Where:
McMullen Museum of Art
2101 Commonwealth Avenue
Boston, Massachusetts 02135
Admission:
FREE
Categories:
Art, Lectures & Conferences, University
Event website:
http://www.bc.edu/sites/artmuseum/about/events.html
The beautifully illuminated Beauvais Missal—created in the thirteenth century and dismembered in the twentieth—is one of the best-known victims of mid-twentieth-century American “biblioclasm,” serving as a perfect example of just how great a loss is incurred when a codex is dismembered and its leaves scattered. It also serves as a hopeful case study of the possibilities offered by recent developments in imaging and metadata standards, platforms, and interoperability. The manuscript was written and illuminated in or near Beauvais, France, in the last quarter of the thirteenth century and was used early on at the cathedral there, as evidenced by an inscription on a lost leaf, transcribed in a 1926 Sotheby’s auction catalogue. The manuscript was purchased from Sotheby’s by American industrialist William Randolph Hearst, who owned it until 1942 when he sold it through Gimbel Brothers to New York dealer Philip Duschnes, who cut it up and began selling leaves less than one month later. He passed the remnants on to his friend and associate Otto Ege, who scattered it through his usual means, by gift or sale. This lecture will introduce the incipient digital reconstruction of the one hundred known leaves of the Beauvais Missal—spread across 27 states and five countries—and present initial findings based on an analysis of the extant portion of the manuscript.

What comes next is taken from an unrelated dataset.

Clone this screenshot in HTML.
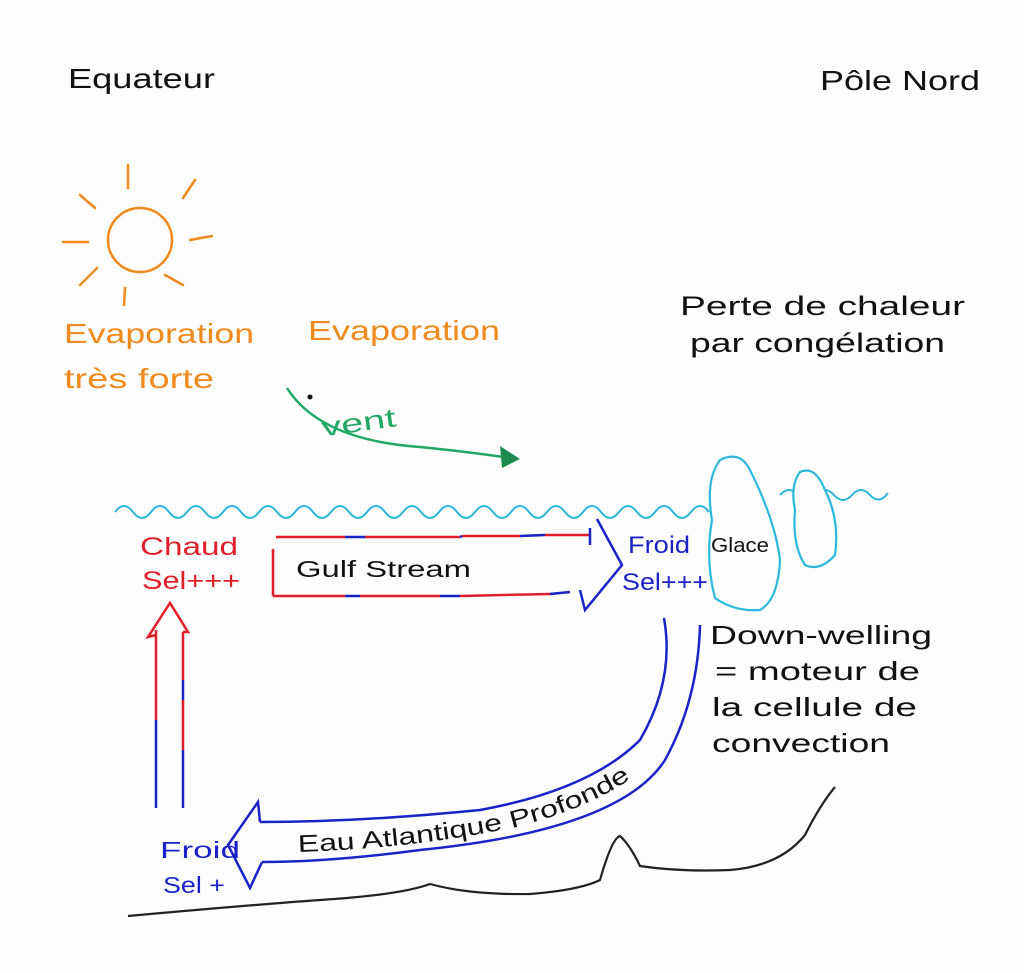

For those who cannot make it to Lisa Fagin Davis’s lecture in person, the McMullen Museum invites you to view this event live online at 5:00 p.m. at http://bit.ly/2aZaXkw. Virtual attendees may ask questions during the Q&A segment via Twitter at #McMullenLive.
Lisa Fagin Davis, who is one of the curators for "Beyond Words," has catalogued medieval manuscript collections at Yale University, the University of Pennsylvania, the Walters Art Museum, Wellesley College, the Museum of Fine Arts, Boston, and the Boston Public Library. Recent publications include "La Chronique Anonyme Universelle: Reading and Writing History in Fifteenth-Century France" (2014), the Directory of Collections in the United States and Canada with Pre-1600 Manuscript Holdings (2015, with Melissa Conway), and the ongoing digital reconstruction of the Beauvais Missal (brokenbooks2.omeka.net). She has served as Executive Director of the Medieval Academy of America since 2013 and regularly teaches an introduction to manuscript studies at the Simmons School of Library and Information Science.